Several years ago, I heard about “Beyond Meat,” a new company making soy- and pea-based plant foods that taste like meat. Evidently they’re finally making imitation meat that’s pretty good, or at least good enough that if you pay a fourth-place baseball team with an already-vested spokesperson to eat it, they will eat it. (By the way, that spokesperson, Mets’ captain David Wright, missed all three games since it was reported he had a bite of the fake burger. Hmmm… coincidence?)

Similarly, Hampton Creek sells “Just Mayo,” an imitation egg mayonnaise, and scientists are still working towards petri dish meat.

I am happy consumers have a choice, and if a small sector of people chooses the fake stuff, I can handle that. But my blood boiled when I heard that food-savvy people like Andrew Zimmern, Bill Gates, and others I put in the “smart” category were backing the imitation products.

In case you don’t know, Zimmern traveled the world through his Bizzare Foods show to explain and experience how other cultures enjoy foods we might find disgusting. Gates, the founder of Microsoft, donates billions of dollars to solve hunger-related crises worldwide. This seems to be a huge contradiction to me; I’ll explain more below.

Milk’s newest imitator

Today, I learned that there’s another potential imitation opponent on the scene for dairy farmers: fake milk. We’ve already got the oils squeezed out of soybeans, almonds, rice, and other nuts masquerading as ‘milk.’ But the new fake on the block is a completely artificial milk being developed in Ireland. As you might guess, the reason for the initiative is the “environmental damage, greenhouse gases and water pollution” found on the “industrial farming operations in North America,” according to researchers Ryan Pandya and Perumal Gandhi, who spoke with the UK’s Daily Mail.

But as we head towards an artificial world, something’s missing.

It doesn’t taste right

We live in a world with many terrible inconsistencies.

The customer is always right, but hot dogs still come in packs of 10 and buns in 8s. People who fly first class “get” first chance to climb into an enclosed space with terrible food. Worse yet, the town of Pilger, Neb., can’t rebuild with basements after being decimated by a tornado.

But, by far, the biggest contradictions revolve around everyone’s favorite food buzzword: sustainability. If we forget the social and financial components (oh, you need to make money?), the number one solution for environmental sustainability in some camps seems to be carbon-intensive local production and consumption (of which I’m in whole-hearted support) of a plants-only diet.

Society has somehow decided that livestock are an impossible way to be sustainable. One way many are advocating to “save ourselves” is the vegetarian or vegan diet. That makes me both sad and fearful for the future.

I knew we went off the deep end when hamburger-loving Bill Clinton swore off meat and other animal products after having a heart attack.
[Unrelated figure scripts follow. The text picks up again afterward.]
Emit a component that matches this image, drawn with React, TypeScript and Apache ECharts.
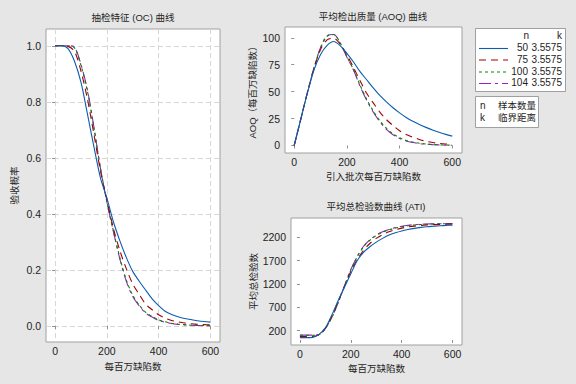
import React, { useEffect, useRef } from "react";
import * as echarts from "echarts";

// defects per million (x)
const xs = [0, 25, 50, 75, 100, 125, 150, 175, 200, 225, 250, 275, 300, 325, 350, 375, 400, 425, 450, 475, 500, 525, 550, 575, 600];

const sampleSizes = ["50", "75", "100", "104"];
const kValue = "3.5575";

// OC curve: probability of acceptance
const ocN50 = [1, 1, 0.99, 0.945, 0.87, 0.757, 0.64, 0.53, 0.457, 0.373, 0.305, 0.245, 0.195, 0.16, 0.128, 0.097, 0.073, 0.053, 0.041, 0.033, 0.027, 0.023, 0.019, 0.016, 0.014];
const ocN75 = [1, 1, 0.998, 0.98, 0.91, 0.81, 0.685, 0.555, 0.45, 0.35, 0.27, 0.205, 0.15, 0.113, 0.078, 0.058, 0.04, 0.028, 0.02, 0.015, 0.011, 0.008, 0.006, 0.005, 0.004];
const ocN100 = [1, 1, 1, 0.993, 0.93, 0.838, 0.707, 0.565, 0.445, 0.34, 0.245, 0.165, 0.11, 0.075, 0.049, 0.034, 0.022, 0.015, 0.01, 0.007, 0.005, 0.003, 0.002, 0.002, 0.001];
const ocN104 = [1, 1, 1, 0.995, 0.934, 0.843, 0.71, 0.565, 0.443, 0.338, 0.24, 0.16, 0.105, 0.072, 0.046, 0.032, 0.02, 0.014, 0.009, 0.006, 0.004, 0.003, 0.002, 0.001, 0.001];

// AOQ curve
const aoqN50 = [0, 24.5, 48.5, 70, 84.5, 93, 96.5, 92.5, 85.5, 77.5, 68.5, 61, 53.5, 46.5, 40.5, 35, 30.3, 26, 22.4, 19.5, 16.8, 14.3, 12.2, 10.3, 8.7];
const aoqN75 = [0, 24.5, 49, 71.5, 89, 98, 99.5, 94, 84, 72.5, 60, 48.5, 39.5, 31, 24, 18.5, 13.6, 10.2, 7.7, 5.6, 3.9, 2.8, 2, 1.4, 0.9];
const aoqN100 = [0, 24.5, 49, 72, 90.5, 101.5, 103, 95, 82.5, 70.5, 56, 43, 32, 23, 16, 10.8, 7.2, 4.7, 3.1, 2.1, 1.4, 0.9, 0.6, 0.4, 0.3];
const aoqN104 = [0, 24.5, 49, 72, 91, 102, 103, 94.5, 82, 70, 55, 42, 31, 22, 15, 10, 6.5, 4.2, 2.8, 1.8, 1.2, 0.8, 0.5, 0.3, 0.2];

// ATI curve
const atiN50 = [50, 50, 55, 120, 260, 530, 840, 1130, 1420, 1700, 1880, 2000, 2100, 2180, 2250, 2300, 2340, 2370, 2395, 2415, 2430, 2440, 2450, 2457, 2465];
const atiN75 = [75, 75, 76, 115, 250, 500, 820, 1150, 1470, 1720, 1920, 2070, 2180, 2260, 2320, 2365, 2400, 2425, 2443, 2457, 2467, 2474, 2480, 2484, 2487];
const atiN100 = [100, 100, 100, 112, 245, 475, 795, 1150, 1500, 1780, 2000, 2140, 2240, 2312, 2363, 2400, 2430, 2452, 2467, 2477, 2484, 2489, 2492, 2494, 2495];
const atiN104 = [104, 104, 104, 115, 250, 480, 800, 1160, 1510, 1790, 2010, 2150, 2250, 2320, 2370, 2410, 2440, 2460, 2474, 2482, 2488, 2492, 2494, 2496, 2497];

const xTicks = [0, 200, 400, 600];
const ocTicks = [0, 0.2, 0.4, 0.6, 0.8, 1.0];
const aoqTicks = [0, 25, 50, 75, 100];
const atiTicks = [200, 700, 1200, 1700, 2200];

const colors = ["#0a5cb0", "#a00000", "#008a00", "#9a1fc8"];
const dashes: any[] = ["solid", [7, 5], [3, 3], [12, 4, 3, 4]];

const FONT = "'Liberation Sans', 'Noto Sans CJK SC', sans-serif";
const TXT = "#1e1e1e";

function pairs(ys: number[]) {
  return xs.map((x, i) => [x, ys[i]]);
}

export default function App() {
  const ref = useRef<HTMLDivElement>(null);
  useEffect(() => {
    if (!ref.current) return;
    const chart = echarts.init(ref.current, undefined, { renderer: "svg" });

    const grids = [
      { left: 46, top: 29, width: 174, height: 313 },
      { left: 285, top: 27, width: 177, height: 126 },
      { left: 291, top: 218, width: 171, height: 127 },
    ].map((g) => ({ ...g, show: true, backgroundColor: "#ffffff", borderColor: "#a0a0a0", borderWidth: 1 }));

    const xName = ["每百万缺陷数", "引入批次每百万缺陷数", "每百万缺陷数"];
    const xAxis = [0, 1, 2].map((i) => ({
      type: "value",
      gridIndex: i,
      min: -35,
      max: 637,
      name: xName[i],
      nameLocation: "middle",
      nameGap: 19,
      nameTextStyle: { fontFamily: FONT, fontSize: 9.5, color: TXT, verticalAlign: "top" },
      axisLine: { show: false },
      axisTick: { show: true, length: 3, customValues: xTicks, lineStyle: { color: "#909090" } },
      axisLabel: { customValues: xTicks, fontFamily: FONT, fontSize: 10.5, color: TXT, margin: 4 },
      splitLine: i === 0 ? { show: true, lineStyle: { color: "#d6d6d6", type: [5, 3] } } : { show: false },
    }));

    const yCfg = [
      { min: -0.057, max: 1.06, ticks: ocTicks, name: "验收概率", gap: 27, fmt: (v: number) => v.toFixed(1) },
      { min: -7, max: 110, ticks: aoqTicks, name: "AOQ（每百万缺陷数）", gap: 28, fmt: (v: number) => String(v) },
      { min: -108, max: 2617, ticks: atiTicks, name: "平均总检验数", gap: 32, fmt: (v: number) => String(v) },
    ];
    const yAxis = yCfg.map((c, i) => ({
      type: "value",
      gridIndex: i,
      min: c.min,
      max: c.max,
      name: c.name,
      nameLocation: "middle",
      nameRotate: 90,
      nameGap: c.gap,
      nameTextStyle: { fontFamily: FONT, fontSize: 9.5, color: TXT },
      axisLine: { show: false },
      axisTick: { show: true, length: 3, customValues: c.ticks, lineStyle: { color: "#909090" } },
      axisLabel: { customValues: c.ticks, formatter: c.fmt, fontFamily: FONT, fontSize: 10.5, color: TXT, margin: 5 },
      splitLine: i === 0 ? { show: true, lineStyle: { color: "#d6d6d6", type: [5, 3] } } : { show: false },
    }));

    const sets = [
      [ocN50, ocN75, ocN100, ocN104],
      [aoqN50, aoqN75, aoqN100, aoqN104],
      [atiN50, atiN75, atiN100, atiN104],
    ];
    const series: any[] = [];
    sets.forEach((group, gi) => {
      group.forEach((ys, si) => {
        series.push({
          type: "line",
          xAxisIndex: gi,
          yAxisIndex: gi,
          data: pairs(ys),
          smooth: 0.3,
          symbol: "none",
          lineStyle: { color: colors[si], width: 1.1, type: dashes[si] },
          z: 10 - si,
        });
      });
    });

    const titleStyle = (text: string, x: number, y: number) => ({
      type: "text",
      x,
      y,
      style: { text, fontFamily: FONT, fontSize: 9.5, fill: TXT, align: "center", verticalAlign: "middle" },
    });

    const legendRowsY = [47.5, 59, 71, 82.5];
    const legendEls: any[] = [
      { type: "rect", shape: { x: 475.5, y: 28.5, width: 90, height: 63 }, style: { fill: "#fff", stroke: "#a0a0a0", lineWidth: 1 } },
      { type: "text", x: 529, y: 35.5, style: { text: "n", fontFamily: FONT, fontSize: 10, fill: TXT, align: "right", verticalAlign: "middle" } },
      { type: "text", x: 562, y: 35.5, style: { text: "k", fontFamily: FONT, fontSize: 10, fill: TXT, align: "right", verticalAlign: "middle" } },
      { type: "rect", shape: { x: 475.5, y: 96.5, width: 63, height: 31 }, style: { fill: "#fff", stroke: "#a0a0a0", lineWidth: 1 } },
      { type: "text", x: 480, y: 105.5, style: { text: "n", fontFamily: FONT, fontSize: 10, fill: TXT, align: "left", verticalAlign: "middle" } },
      { type: "text", x: 498, y: 105.5, style: { text: "样本数量", fontFamily: FONT, fontSize: 9.5, fill: TXT, align: "left", verticalAlign: "middle" } },
      { type: "text", x: 480, y: 117.5, style: { text: "k", fontFamily: FONT, fontSize: 10, fill: TXT, align: "left", verticalAlign: "middle" } },
      { type: "text", x: 498, y: 117.5, style: { text: "临界距离", fontFamily: FONT, fontSize: 9.5, fill: TXT, align: "left", verticalAlign: "middle" } },
    ];
    sampleSizes.forEach((n, i) => {
      const y = legendRowsY[i];
      legendEls.push({
        type: "line",
        shape: { x1: 479, y1: y + 1, x2: 508, y2: y + 1 },
        style: { stroke: colors[i], lineWidth: 1.1, lineDash: dashes[i] === "solid" ? null : dashes[i] },
      });
      legendEls.push({ type: "text", x: 528, y, style: { text: n, fontFamily: FONT, fontSize: 10, fill: TXT, align: "right", verticalAlign: "middle" } });
      legendEls.push({ type: "text", x: 562, y, style: { text: kValue, fontFamily: FONT, fontSize: 10, fill: TXT, align: "right", verticalAlign: "middle" } });
    });

    chart.setOption({
      animation: false,
      backgroundColor: "#e6e6e6",
      grid: grids,
      xAxis,
      yAxis,
      series,
      graphic: [
        titleStyle("抽检特征 (OC) 曲线", 133, 17),
        titleStyle("平均检出质量 (AOQ) 曲线", 373, 16),
        titleStyle("平均总检验数曲线 (ATI)", 376, 206),
        ...legendEls,
      ],
    });
    return () => chart.dispose();
  }, []);
  return <div ref={ref} style={{ position: "fixed", left: 0, top: 0, width: 576, height: 384 }} />;
}
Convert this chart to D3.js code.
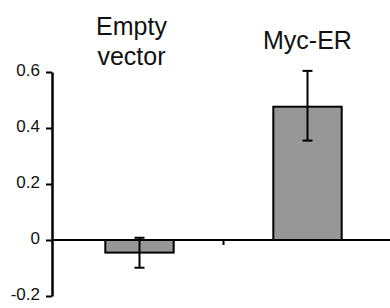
<!DOCTYPE html>
<html>
<head>
<meta charset="utf-8">
<script src="https://cdn.jsdelivr.net/npm/d3@7"></script>
<style>
  body { margin: 0; background: #fff; color: #000; }
</style>
</head>
<body>
<div id="chart-area"></div>
<script>
// data
var categories = ["Empty vector", "Myc-ER"];
var labelLines = [["Empty", "vector"], ["Myc-ER"]];
var means = [-0.045, 0.476];
var errLow = [-0.099, 0.355];
var errHigh = [0.008, 0.604];
var tickValues = [-0.2, 0, 0.2, 0.4, 0.6];
var tickLabels = ["-0.2", "0", "0.2", "0.4", "0.6"];

var svg = d3.select("#chart-area").append("svg")
	.attr("width", 390)
	.attr("height", 308)
	.style("display", "block");

var xScale = d3.scaleBand()
	.domain(categories)
	.range([55.5, 391.5])
	.paddingInner(0.593)
	.paddingOuter(0.2965);

var yScale = d3.scaleLinear()
	.domain([-0.2, 0.6])
	.range([296, 72]);

// y axis
var ga = svg.append("g")
	.attr("transform", "translate(52,0)")
	.call(d3.axisLeft(yScale)
		.tickValues(tickValues)
		.tickSize(6)
		.tickSizeOuter(0)
		.tickPadding(6)
		.tickFormat((d, i) => tickLabels[i]));
ga.selectAll("path")
	.style("stroke", "#000", "important")
	.style("stroke-width", "2.5px", "important")
	.style("fill", "none", "important")
	.attr("class", null);
ga.selectAll("line")
	.style("stroke", "#000", "important")
	.style("stroke-width", "2px", "important");
ga.selectAll("text")
	.style("font-size", "17px", "important")
	.style("font-family", "'Liberation Sans', Arial, sans-serif", "important")
	.style("fill", "#111", "important")
	.attr("dy", "0.2em");
ga.selectAll("g").attr("class", null);

// zero line with the boundary tick between categories
svg.append("line")
	.attr("x1", 52).attr("x2", 390)
	.attr("y1", yScale(0)).attr("y2", yScale(0))
	.attr("stroke", "#000").attr("stroke-width", 2);
var boundary = xScale(categories[1]) - xScale.step() * xScale.paddingInner() / 2;
svg.append("line")
	.attr("x1", boundary).attr("x2", boundary)
	.attr("y1", yScale(0)).attr("y2", yScale(0) + 5)
	.attr("stroke", "#000").attr("stroke-width", 2);

var rows = categories.map((c, i) => ({name: c, v: means[i], lo: errLow[i], hi: errHigh[i]}));

svg.selectAll("rect.bar").data(rows).enter()
	.append("rect")
	.attr("class", "bar")
	.attr("x", (d) => xScale(d.name))
	.attr("y", (d) => yScale(Math.max(0, d.v)))
	.attr("width", xScale.bandwidth())
	.attr("height", (d) => Math.abs(yScale(d.v) - yScale(0)))
	.attr("fill", "#979797")
	.attr("stroke", "#000")
	.attr("stroke-width", 2);

// error bars
var cx = (d) => xScale(d.name) + xScale.bandwidth() / 2;
var eb = svg.selectAll("g.err").data(rows).enter().append("g").attr("class", "err")
	.attr("stroke", "#000").attr("stroke-width", 2);
eb.append("line")
	.attr("x1", cx).attr("x2", cx)
	.attr("y1", (d) => yScale(d.hi)).attr("y2", (d) => yScale(d.lo));
eb.append("line")
	.attr("x1", (d) => cx(d) - 5).attr("x2", (d) => cx(d) + 5)
	.attr("y1", (d) => yScale(d.hi)).attr("y2", (d) => yScale(d.hi));
eb.append("line")
	.attr("x1", (d) => cx(d) - 5).attr("x2", (d) => cx(d) + 5)
	.attr("y1", (d) => yScale(d.lo)).attr("y2", (d) => yScale(d.lo));

// category labels above the chart
var labelY = [[35, 65], [49]];
categories.forEach((c, i) => {
	labelLines[i].forEach((t, j) => {
		svg.append("text")
			.attr("x", xScale(c) + xScale.bandwidth() / 2 - (i === 0 ? 8 : 0))
			.attr("y", labelY[i][j])
			.attr("font-size", 25)
			.attr("font-family", "Liberation Sans, Arial, sans-serif")
			.attr("fill", "#111")
			.attr("text-anchor", "middle")
			.text(t);
	});
});
</script>
</body>
</html>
As you may guess if you read my recent series on fat, I’m not convinced that it’s the meat in the burger causing the cardiac arrest (check the Trans fats in those fries and buns, please). But I am even less convinced that less meat means a healthier planet.

The old organic

If we want to be sustainable we need to first use the most renewable resources, and then second, use them wisely. Early on in American schools, we’re taught that fossil fuels are not ever renewable, pardoning the hundreds-of-thousands-of-years process of turning expired living things into oil. So, while investments like solar, wind, and ethanol may not be as economical as fossil-fuel based energy, I can understand that we should explore these types of investments.

One of the most renewable resources we have is livestock, and vegetarians are missing the main course here in several respects. Much of our planets’ land base is simply not set for vegetable and crop production. We were reminded of this as several members of the Vance Publishing staff marveled at the shallow topsoil sitting on Kansas’ sandstone prairies – the native grass prairies are the best use of that landmass.

In the areas we can grow crops, we can significantly improve our yields (and sustainability) with a little fertilizer. But, in an effort to play nice, we haven’t seen much of a differentiation between livestock fertilizer and synthetic fertilizers except in the organic market. This is a place I think the organic world has it very right.

Manure does a great job building soil structure. It reduces erosion, nitrate leaching, and the energy needed to make natural gas-based nitrogen. We can do a better job in promoting this valuable renewable resource. If we team up with the rest of the livestock sector maybe we can get “Made with Manure” as the next big label everyone wants on their food.